Beyond Weak Supervision: MLLMs-Guided Graded Knowledge Distillation for Unsupervised Camouflaged Object Detection
Abstract
Most Camouflaged Object Detection (COD) methods rely on costly pixel-level annotations. Recent studies have adopted unsupervised COD (UCOD) to eliminate labeling costs, but still suffer from two issues:1) insufficient supervision, leading to reliance on self-supervised backbone DINO and reduced model flexibility; and 2) ineffective use of pseudo-labels, which widens the performance gap with supervised methods and limits real-world applicability. In this paper, we propose a novel teacher-student framework for UCOD to address these two issues. To tackle the lack of supervision, we build a powerful teacher model by integrating Multimodal Large Language Models (MLLMs) and the Segment Anything Model (SAM) to generate high-quality pseudo-labels. However, the teacher model faces two challenges: 1) suboptimal performance of MLLMs in COD, and 2) cascading errors.To address these challenges, we first propose a Camouflaged-Aware Chain-of-Thought (CA-CoT) for MLLMs.
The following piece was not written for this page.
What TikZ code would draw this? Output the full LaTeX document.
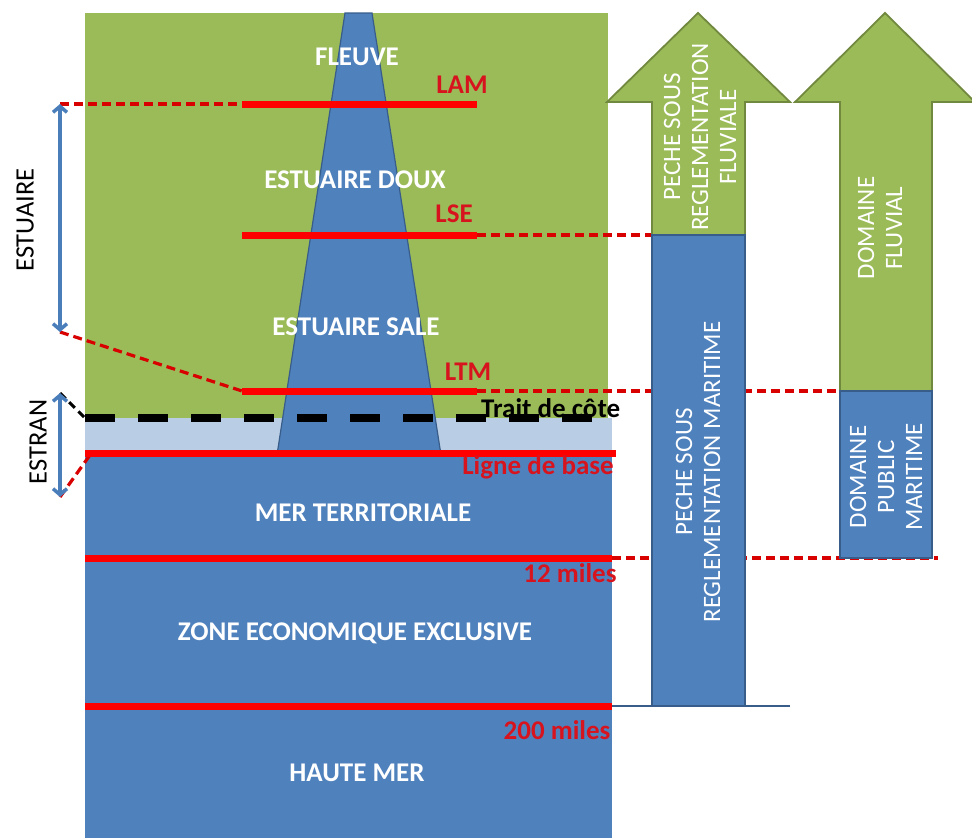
\documentclass[tikz,border=0pt]{standalone}
\usepackage{fontspec}
\setmainfont{Carlito}
\usetikzlibrary{arrows.meta}
\definecolor{ogreen}{RGB}{155,187,89}
\definecolor{ogreendk}{RGB}{113,137,63}
\definecolor{oblue}{RGB}{79,129,189}
\definecolor{obluedk}{RGB}{56,93,138}
\definecolor{olight}{RGB}{185,205,229}
\definecolor{redtxt}{RGB}{215,20,30}
\definecolor{arrblue}{RGB}{74,126,187}
\tikzset{
  zonelabel/.style={text=white,font=\fontsize{27}{31}\selectfont\bfseries,inner sep=0pt},
  redlabel/.style={text=redtxt,font=\fontsize{27}{31}\selectfont\bfseries,inner sep=0pt},
  sidelabel/.style={text=black,font=\fontsize{26.5}{30}\selectfont,inner sep=0pt,rotate=90},
  arrowlabel/.style={text=white,font=\fontsize{25}{28}\selectfont,inner sep=0pt,rotate=90,align=center},
  redline/.style={draw=red,line width=7pt},
  reddash/.style={draw=red!85!black,line width=3.2pt,dash pattern=on 9pt off 5pt},
  measure/.style={draw=arrblue,line width=3.5pt,{Straight Barb[length=6pt,width=14pt]}-{Straight Barb[length=6pt,width=14pt]}},
  greenshape/.style={fill=ogreen,draw=ogreendk,line width=1.8pt},
  blueshape/.style={fill=oblue,draw=obluedk,line width=1.8pt}
}
\begin{document}
\begin{tikzpicture}[x=1pt,y=-1pt]
\useasboundingbox (0,0) rectangle (972,838);
% background zones
\fill[ogreen] (85,13) rectangle (608,418);
\fill[olight] (85,418) rectangle (612,455);
\fill[oblue] (85,455) rectangle (612,838);
% river
\filldraw[fill=oblue,draw=obluedk,line width=1.2pt] (345,13) -- (372,13) -- (441,455) -- (277,455) -- cycle;
% named coordinates
\coordinate (lamL) at (242,104); \coordinate (lamR) at (477,104);
\coordinate (lseL) at (242,235); \coordinate (lseR) at (477,235);
\coordinate (ltmL) at (242,391); \coordinate (ltmR) at (477,391);
\coordinate (baseL) at (85,453); \coordinate (baseR) at (616,453);
\coordinate (m12L) at (85,558); \coordinate (m12R) at (612,558);
\coordinate (m200L) at (85,706); \coordinate (m200R) at (612,706);
\coordinate (estTop) at (60,104); \coordinate (estBot) at (60,332);
\coordinate (strTop) at (60,393); \coordinate (strBot) at (60,497);
\coordinate (coastL) at (85,418); \coordinate (coastR) at (600,418);
\coordinate (baseK) at (90,455);
\coordinate (peche) at (652,235);
\coordinate (domF) at (840,391);
\coordinate (dpmR) at (938,558);
\coordinate (barR) at (790,706);
% dashed red guides
\draw[reddash] (estTop) -- (lamL);
\draw[reddash] (estBot) -- (ltmL);
\draw[reddash] (strBot) -- (baseK);
\draw[reddash] (lseR) -- (peche);
\draw[reddash] (ltmR) -- (domF);
\draw[reddash] (m12R) -- (dpmR);
% coast line
\draw[black,line width=3pt,dash pattern=on 8pt off 5pt] (strTop) -- (coastL);
\draw[black,line width=7.5pt,dash pattern=on 30pt off 23pt] (coastL) -- (coastR);
% red solid lines
\draw[redline] (lamL) -- (lamR);
\draw[redline] (lseL) -- (lseR);
\draw[redline] (ltmL) -- (ltmR);
\draw[redline] (baseL) -- (baseR);
\draw[redline] (m12L) -- (m12R);
\draw[redline] (m200L) -- (m200R);
% measure arrows
\draw[measure] (estTop) -- (estBot);
\draw[measure] (strTop) -- (strBot);
% right arrows
\draw[greenshape] (652,235) -- (652,102) -- (607,102) -- (698,13) -- (790,102) -- (745,102) -- (745,235) -- cycle;
\draw[blueshape] (652,235) rectangle (745,706);
\draw[obluedk,line width=2.2pt] (m200R) -- (barR);
\draw[greenshape] (840,391) -- (840,102) -- (795,102) -- (885,13) -- (975,102) -- (932,102) -- (932,391) -- cycle;
\draw[blueshape] (840,391) rectangle (932,558);
% labels
\node[sidelabel] (tEst) at (25,220) {ESTUAIRE};
\node[sidelabel] (tStr) at (38,442) {ESTRAN};
\node[zonelabel] (tFl) at (357,57) {FLEUVE};
\node[redlabel] (tLam) at (462,85) {LAM};
\node[zonelabel] (tEd) at (355,180) {ESTUAIRE DOUX};
\node[redlabel] (tLse) at (454,214) {LSE};
\node[zonelabel] (tEs) at (356,327) {ESTUAIRE SALE};
\node[redlabel] (tLtm) at (468,372) {LTM};
\node[text=black,font=\fontsize{27}{31}\selectfont\bfseries,inner sep=0pt,anchor=west] (tTc) at (481,408) {Trait de côte};
\node[redlabel] (tLb) at (538,467) {Ligne de base};
\node[zonelabel] (tMt) at (363,513) {MER TERRITORIALE};
\node[redlabel] (t12) at (570,573) {12 miles};
\node[zonelabel] (tZee) at (355,633) {ZONE ECONOMIQUE EXCLUSIVE};
\node[redlabel] (t200) at (557,730) {200 miles};
\node[zonelabel] (tHm) at (357,773) {HAUTE MER};
\node[arrowlabel] (tPf) at (700,137) {PECHE SOUS\\REGLEMENTATION\\FLUVIALE};
\node[arrowlabel] (tPm) at (698,472) {PECHE SOUS\\REGLEMENTATION MARITIME};
\node[arrowlabel] (tDf) at (880,228) {DOMAINE\\FLUVIAL};
\node[arrowlabel] (tDpm) at (886,477) {DOMAINE\\PUBLIC\\MARITIME};
\end{tikzpicture}
\end{document}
CA-CoT guides MLLMs through step-by-step reasoning to simulate human perceptual processes, thereby enhancing their performance in COD.Subsequently, we design a Graded Mask Evaluator (GME) to mitigate cascading errors, which evaluates and grades the quality of masks generated by SAM, and then filters out the low-quality masks to provide more reliable supervision.To better leverage pseudo-labels, we propose Graded Knowledge Distillation (GKD), which adaptively enhances distillation at both image and pixel levels based on pseudo-label quality.Extensive experiments show that our method outperforms existing UCOD approaches by a large margin and achieves performance comparable to weakly supervised methods. Notably, our method also achieves good performance under zero-shot settings.